MODULE 5: REASONING ABOUT OTHER AGENTS
Question 5.1
In the game of Morra, each player shows either one or two fingers and announces a number
between 2 and 4. If a player's number is equal to the sum of the number of fingers shown,
then her opponent must pay her that many dollars. The payoff is the net transfer, so that
both players earn zero if both or neither guess the correct number of fingers shown.
In this game, each player has 6 strategies: she may show one finger and guess 2; she may
show one finger and guess 3; she may show one finger and guess 4; or she may show two
fingers and guess one of the three numbers.
a) There are two weakly dominated strategies in Morra. What are they?
b) Imagine that player A can read player B’s mind and guess how he plays before he
makes his move. What pure strategy should player B use?

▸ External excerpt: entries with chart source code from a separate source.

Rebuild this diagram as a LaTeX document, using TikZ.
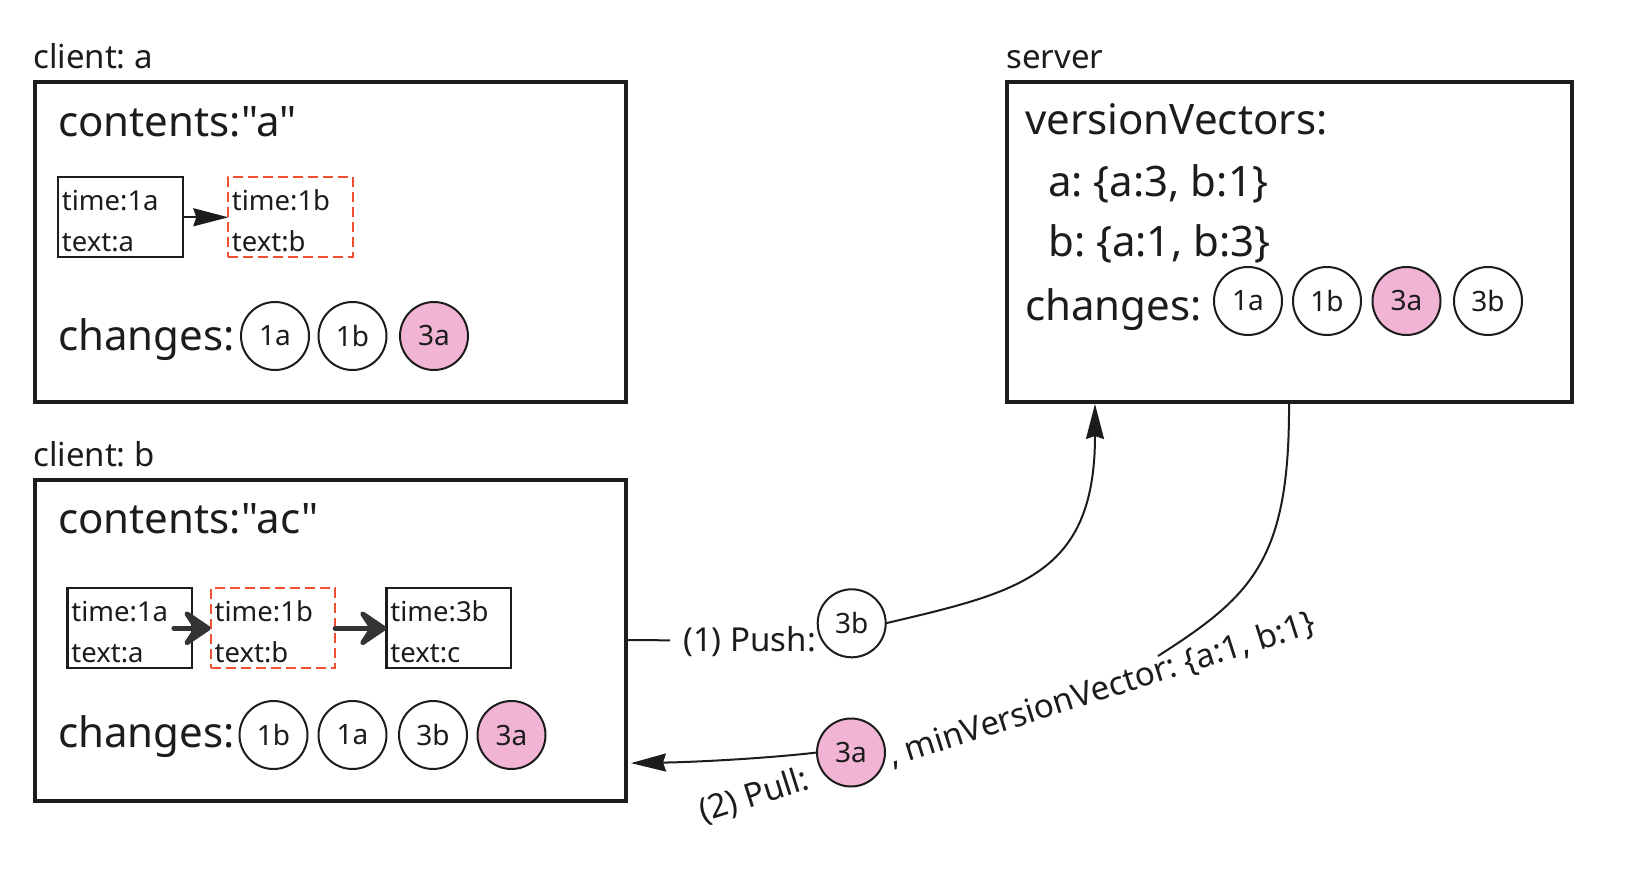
\documentclass[tikz,border=0pt]{standalone}
\usepackage{fontspec}
\setmainfont{Noto Sans}[Ligatures=TeXOff]
\usetikzlibrary{arrows.meta,calc}

\definecolor{ink}{RGB}{28,28,28}
\definecolor{arrowgray}{RGB}{51,51,51}
\definecolor{pinkfill}{RGB}{242,180,212}
\definecolor{dashred}{RGB}{242,78,50}

\newcommand\fsize[1]{\fontsize{#1}{#1}\selectfont}
\frenchspacing

\begin{document}
\begin{tikzpicture}[x=1pt,y=-1pt,
  panel/.style={draw=ink, line width=4pt, rectangle, inner sep=0pt, outer sep=0pt, anchor=north west},
  cell/.style={draw=ink, line width=2.2pt, rectangle, inner sep=0pt, outer sep=0pt, anchor=north west,
               minimum width=124.5pt, minimum height=80pt},
  newcell/.style={cell, draw=dashred, dash pattern=on 10pt off 5pt},
  celltext/.style={anchor=base west, inner sep=0pt, font=\fsize{27.5}, text=ink},
  bigtext/.style={anchor=base west, inner sep=0pt, font=\fsize{42}, text=ink},
  caption/.style={anchor=base west, inner sep=0pt, font=\fsize{33}, text=ink},
  chg/.style={circle, draw=ink, line width=2pt, minimum size=68pt, inner sep=0pt, outer sep=0pt,
              font=\fsize{28}, text=ink, fill=white},
  chgnew/.style={chg, fill=pinkfill},
  edge/.style={draw=ink, line width=2pt},
  thinarrow/.style={edge, -{Stealth[length=35pt,width=18pt,inset=3pt]}},
  thickarrow/.style={draw=arrowgray, line width=5pt, line cap=round,
                     -{Stealth[length=34pt,width=46pt,inset=15pt,round]}},
]
\useasboundingbox (0,0) rectangle (1642,880);

% ---------- client a ----------
\node[caption] (calabel) at (33,68.3) {client: a};
\node[panel, minimum width=591.4pt, minimum height=320pt] (ca) at (34.6,82) {};
\node[bigtext] (cacontents) at (58,136.7) {contents:"a"};
\node[cell] (a1) at (58.3,177.3) {};
\node[newcell, minimum width=125pt] (a2) at (228.3,177.3) {};
\node[celltext] (a1t) at ($(a1.north west)+(3.4,33.4)$) {time:1a};
\node[celltext] (a1x) at ($(a1.north west)+(3.4,74.4)$) {text:a};
\node[celltext] (a2t) at ($(a2.north west)+(3.4,33.4)$) {time:1b};
\node[celltext] (a2x) at ($(a2.north west)+(3.4,74.4)$) {text:b};
\draw[thinarrow] (a1.east) -- (a2.west);
\node[bigtext] (cachanges) at (58,350) {changes:};
\node[chg] (ca1a) at (275,336) {1a};
\node[chg] (ca1b) at (352.5,336) {1b};
\node[chgnew] (ca3a) at (434,336) {3a};

% ---------- client b ----------
\node[caption] (cblabel) at (33,466) {client: b};
\node[panel, minimum width=591.4pt, minimum height=321pt] (cb) at (34.6,479.6) {};
\node[bigtext] (cbcontents) at (58,533) {contents:"ac"};
\node[cell] (b1) at (67.4,588.3) {};
\node[newcell] (b2) at (210.7,588.3) {};
\node[cell] (b3) at (386.4,588.3) {};
\node[celltext] (b1t) at ($(b1.north west)+(3.8,33.4)$) {time:1a};
\node[celltext] (b1x) at ($(b1.north west)+(3.8,74.4)$) {text:a};
\node[celltext] (b2t) at ($(b2.north west)+(3.8,33.4)$) {time:1b};
\node[celltext] (b2x) at ($(b2.north west)+(3.8,74.4)$) {text:b};
\node[celltext] (b3t) at ($(b3.north west)+(3.8,33.4)$) {time:3b};
\node[celltext] (b3x) at ($(b3.north west)+(3.8,74.4)$) {text:c};
\draw[thickarrow] ([xshift=-18pt]b1.east) -- (b2.west);
\draw[thickarrow] (b2.east) -- (b3.west);
\node[bigtext] (cbchanges) at (58,747.6) {changes:};
\node[chg] (cb1b) at (273.5,735) {1b};
\node[chg] (cb1a) at (352.5,735) {1a};
\node[chg] (cb3b) at (433,735) {3b};
\node[chgnew] (cb3a) at (511.5,735) {3a};

% ---------- server ----------
\node[caption] (svlabel) at (1006,68.3) {server};
\node[panel, minimum width=565pt, minimum height=320pt] (sv) at (1007,82) {};
\node[bigtext] (svvv) at (1025,135) {versionVectors:};
\node[bigtext] (sva) at (1048,196.7) {a: \{a:3, b:1\}};
\node[bigtext] (svb) at (1048,256.7) {b: \{a:1, b:3\}};
\node[bigtext] (svchanges) at (1025,320) {changes:};
\node[chg] (sv1a) at (1248,301) {1a};
\node[chg] (sv1b) at (1327,301) {1b};
\node[chgnew] (sv3a) at (1406.5,301) {3a};
\node[chg] (sv3b) at (1488,301) {3b};

% ---------- (1) push from client b to the server ----------
\coordinate (pushgap) at (670,640.3);
\draw[edge] (cb.east) -- (pushgap);
\node[caption] (pushlbl) at (683,651.7) {(1) Push:};
\node[chg] (push3b) at (851.7,623.3) {3b};
\draw[thinarrow] (push3b.east) .. controls (1018,592) and (1095,576) .. ([xshift=88pt,yshift=-2pt]sv.south west);

% ---------- (2) pull from the server to client b ----------
\coordinate (pullend) at (1158,656);
\draw[edge] ([xshift=282pt]sv.south west) .. controls (1290,560) and (1252,596) .. (pullend);
\node[caption, rotate=17.6] (pulllbl) at (703,823) {(2) Pull:};
\node[caption, rotate=17.6] (pullvec) at (892,767) {, minVersionVector: \{a:1, b:1\}};
\node[chgnew] (pull3a) at (851,752.5) {3a};
\draw[thinarrow] (pull3a.west) .. controls (770,758) and (700,762) .. ([xshift=5pt,yshift=-123pt]cb.east);

\end{tikzpicture}
\end{document}
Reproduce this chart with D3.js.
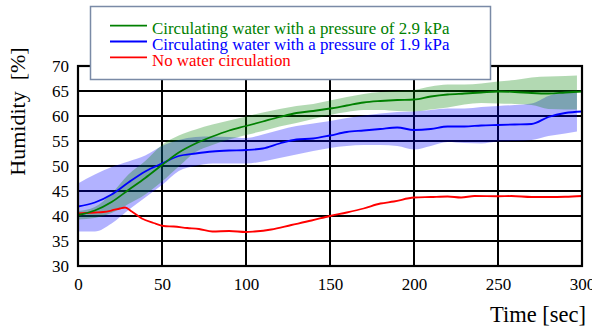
<!DOCTYPE html>
<html><head><meta charset="utf-8">
<script src="https://cdn.jsdelivr.net/npm/d3@7"></script>
<style>body{margin:0;background:#fff}svg{display:block}</style>
</head><body><svg id="c" width="592" height="329"></svg>
<script>
const time = [0,10,20,30,40,50,60,70,80,90,100,110,120,130,140,150,160,170,180,190,200,210,220,230,240,250,260,270,280,290,300];
const bandTime = [0,10,20,30,40,50,60,70,80,90,100,110,120,130,140,150,160,170,180,190,200,210,220,230,240,250,260,270,280,290,297];
const green = [40.2,41.1,42.8,45.2,47.6,50.2,52.7,54.5,55.9,57.1,58.0,58.9,59.8,60.6,61.0,61.5,62.1,62.7,63.0,63.2,63.3,63.9,64.3,64.5,64.7,64.9,64.8,64.6,64.5,64.7,64.9];
const greenUpper = [41.0,41.8,44.5,48.3,51.0,54.2,56.1,57.3,58.3,59.1,59.9,60.7,61.4,62.0,62.4,63.1,63.8,64.4,64.8,65.0,65.2,65.9,66.3,66.3,66.5,66.9,67.2,67.7,67.9,68.0,68.1];
const greenLower = [39.3,39.6,40.6,42.4,44.3,46.9,49.9,52.8,54.2,55.3,56.2,57.0,57.9,58.6,59.4,60.2,60.8,61.2,61.2,61.0,60.9,61.3,61.7,62.3,62.6,62.5,62.4,62.2,61.4,61.3,61.3];
const blue = [41.9,42.7,44.3,46.7,48.9,50.5,52.0,52.5,52.9,53.1,53.2,53.5,54.5,55.3,55.5,56.1,56.8,57.1,57.4,57.7,57.2,57.4,57.9,57.9,58.1,58.2,58.3,58.4,59.8,60.6,60.9];
const blueUpper = [46.5,48.3,49.8,50.9,52.1,54.0,55.2,55.8,55.9,55.8,55.6,56.3,57.2,58.0,58.5,59.0,59.6,60.1,60.5,60.8,60.9,61.2,61.5,61.5,61.8,62.0,62.2,62.5,64.0,64.9,64.9];
const blueLower = [36.9,36.9,38.5,41.2,43.7,46.2,49.0,50.0,50.5,50.5,50.5,50.9,51.6,52.3,53.0,53.6,54.0,54.2,54.2,54.0,53.3,54.0,54.8,54.6,54.5,54.9,55.0,55.2,56.0,56.5,56.9];
const redTime = [0,5,10,15,20,25,28,32,38,45,51,57,65,72,80,90,100,105,115,127,139,150,160,170,180,188,200,210,220,228,236,250,258,270,280,290,300];
const red = [40.5,40.6,40.7,40.8,41.1,41.5,41.7,40.9,39.5,38.6,38.0,37.9,37.6,37.4,36.9,37.0,36.8,36.9,37.3,38.2,39.1,40.0,40.7,41.5,42.5,42.9,43.7,43.8,43.9,43.7,44.0,43.95,44.0,43.8,43.8,43.85,44.0];
const xTicks = [0,50,100,150,200,250,300];
const yTicks = [30,35,40,45,50,55,60,65,70];
const legendLabels = ["Circulating water with a pressure of 2.9 kPa","Circulating water with a pressure of 1.9 kPa","No water circulation"];
const legendColors = ["#008000","#0000ff","#ff0000"];

const FONT = '"Liberation Serif"';
const svg = d3.select("#c");
const x = d3.scaleLinear().domain([0,300]).range([78,582]);
const y = d3.scaleLinear().domain([30,70]).range([266,66]);

// grid
const g = svg.append("g");
g.selectAll(".vx").data(xTicks).join("line")
  .attr("x1",d=>x(d)).attr("x2",d=>x(d)).attr("y1",y(30)).attr("y2",y(70))
  .attr("stroke","#000").attr("stroke-width",2);
g.selectAll(".hy").data(yTicks).join("line")
  .attr("x1",x(0)).attr("x2",x(300)).attr("y1",d=>y(d)).attr("y2",d=>y(d))
  .attr("stroke","#000").attr("stroke-width",2);

// bands
const area = (lo,hi)=> d3.area().x((d,i)=>x(bandTime[i])).y0((d,i)=>y(lo[i])).y1((d,i)=>y(hi[i])).curve(d3.curveMonotoneX);
svg.append("path").attr("d",area(blueLower,blueUpper)(bandTime)).attr("fill","rgba(0,0,255,0.3)");
svg.append("path").attr("d",area(greenLower,greenUpper)(bandTime)).attr("fill","rgba(0,128,0,0.3)");

// lines
const line = (tt,vv)=> d3.line().x((d,i)=>x(tt[i])).y((d,i)=>y(vv[i])).curve(d3.curveMonotoneX)(tt);
svg.append("path").attr("d",line(redTime,red)).attr("fill","none").attr("stroke","#ff0000").attr("stroke-width",1.8);
svg.append("path").attr("d",line(time,blue)).attr("fill","none").attr("stroke","#0000ff").attr("stroke-width",1.8);
svg.append("path").attr("d",line(time,green)).attr("fill","none").attr("stroke","#008000").attr("stroke-width",1.8);

// axes
const xAxis = d3.axisBottom(x).tickValues(xTicks).tickSize(0).tickPadding(12);
const yAxis = d3.axisLeft(y).tickValues(yTicks).tickSize(0).tickPadding(9);
const xa = svg.append("g").attr("transform",`translate(0,${y(30)})`).call(xAxis);
const ya = svg.append("g").attr("transform",`translate(${x(0)},0)`).call(yAxis);
[xa,ya].forEach(a=>{a.select(".domain").remove();
  a.selectAll("text").style("font-family",FONT).style("font-size","17px").attr("fill","#000");});
svg.append("rect").attr("x",x(0)).attr("y",y(70)).attr("width",x(300)-x(0)).attr("height",y(30)-y(70))
  .attr("fill","none").attr("stroke","#000").attr("stroke-width",2.2);

// axis titles
svg.append("text").attr("x",586).attr("y",322).attr("text-anchor","end")
  .style("font-family",FONT).style("font-size","22.5px").text("Time [sec]");
svg.append("text").attr("transform","translate(25,111.5) rotate(-90)").attr("text-anchor","middle")
  .style("font-family",FONT).style("font-size","22px").text("Humidity\u00A0\u00A0[%]");

// legend
const lg = svg.append("g");
lg.append("rect").attr("x",90.5).attr("y",6.5).attr("width",400).attr("height",73)
  .attr("fill","#fff").attr("stroke","#7a8aa6").attr("stroke-width",1.5);
const rowsY = [25.7,41.5,57.3];
legendLabels.forEach((lab,i)=>{
  lg.append("line").attr("x1",110).attr("x2",147).attr("y1",rowsY[i]).attr("y2",rowsY[i])
    .attr("stroke",legendColors[i]).attr("stroke-width",1.8);
  lg.append("text").attr("x",152).attr("y",rowsY[i]+8.5)
    .style("font-family",FONT).style("font-size","16.9px")
    .attr("fill",legendColors[i]).text(lab);
});
</script></body></html>
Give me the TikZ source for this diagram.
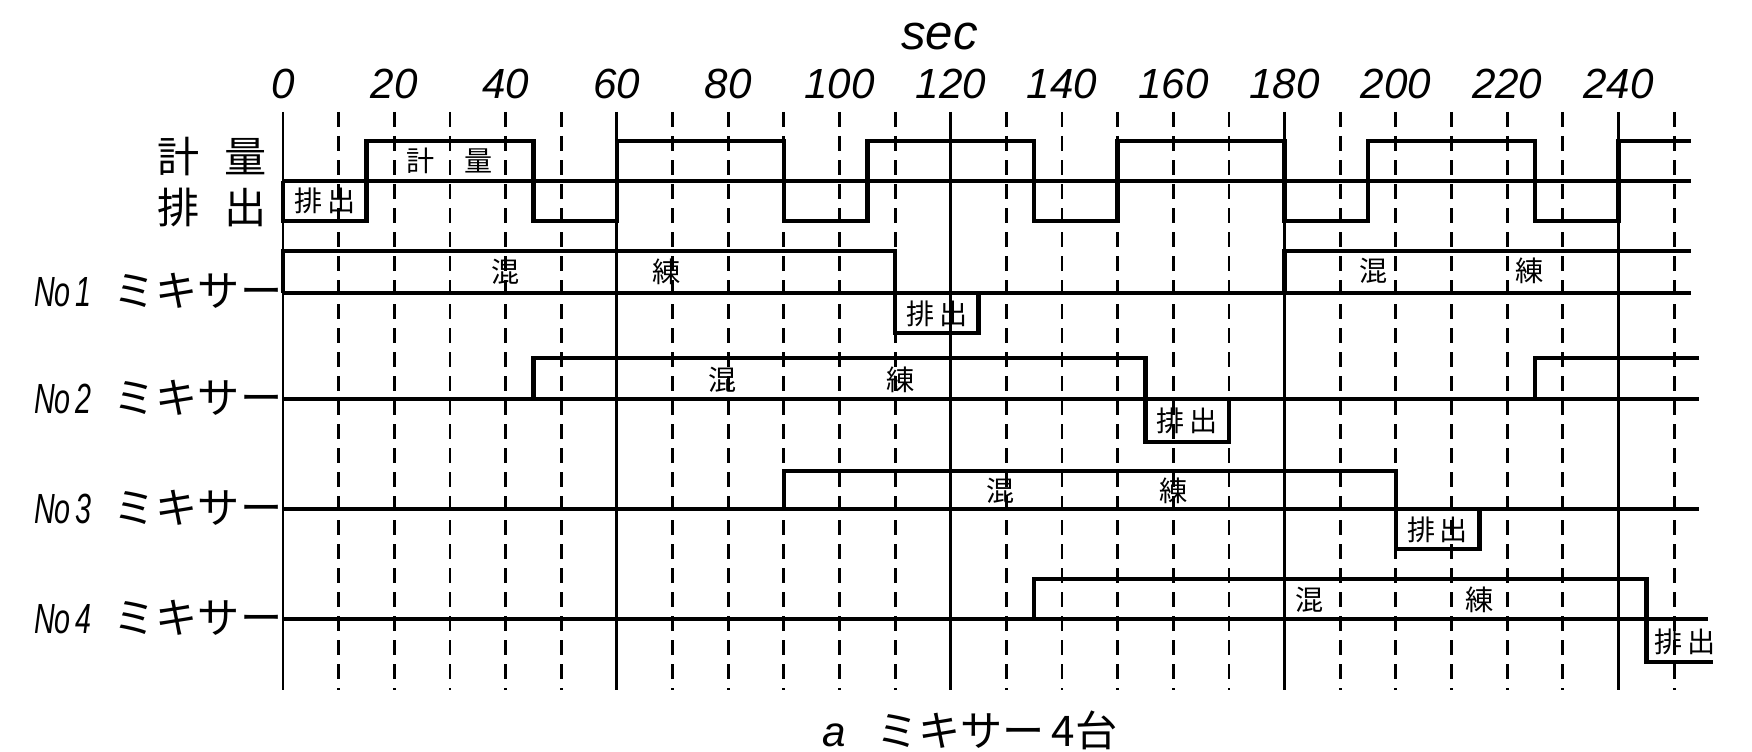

c) Player B consults a textbook and decides to use randomisation to improve his
performance in Morra. Ideally, if he can find a best mixed strategy to play, what
would be his expected payoff?
d) One possible mixed strategy is to play show one finger and call “three” with
probability 0.6, and to show two fingers and call “three” with probability 0.4 (and play
the other strategies with probability 0). Is this a Nash equilibrium strategy? Assume
that Player B is risk neutral with respect to the game payoffs.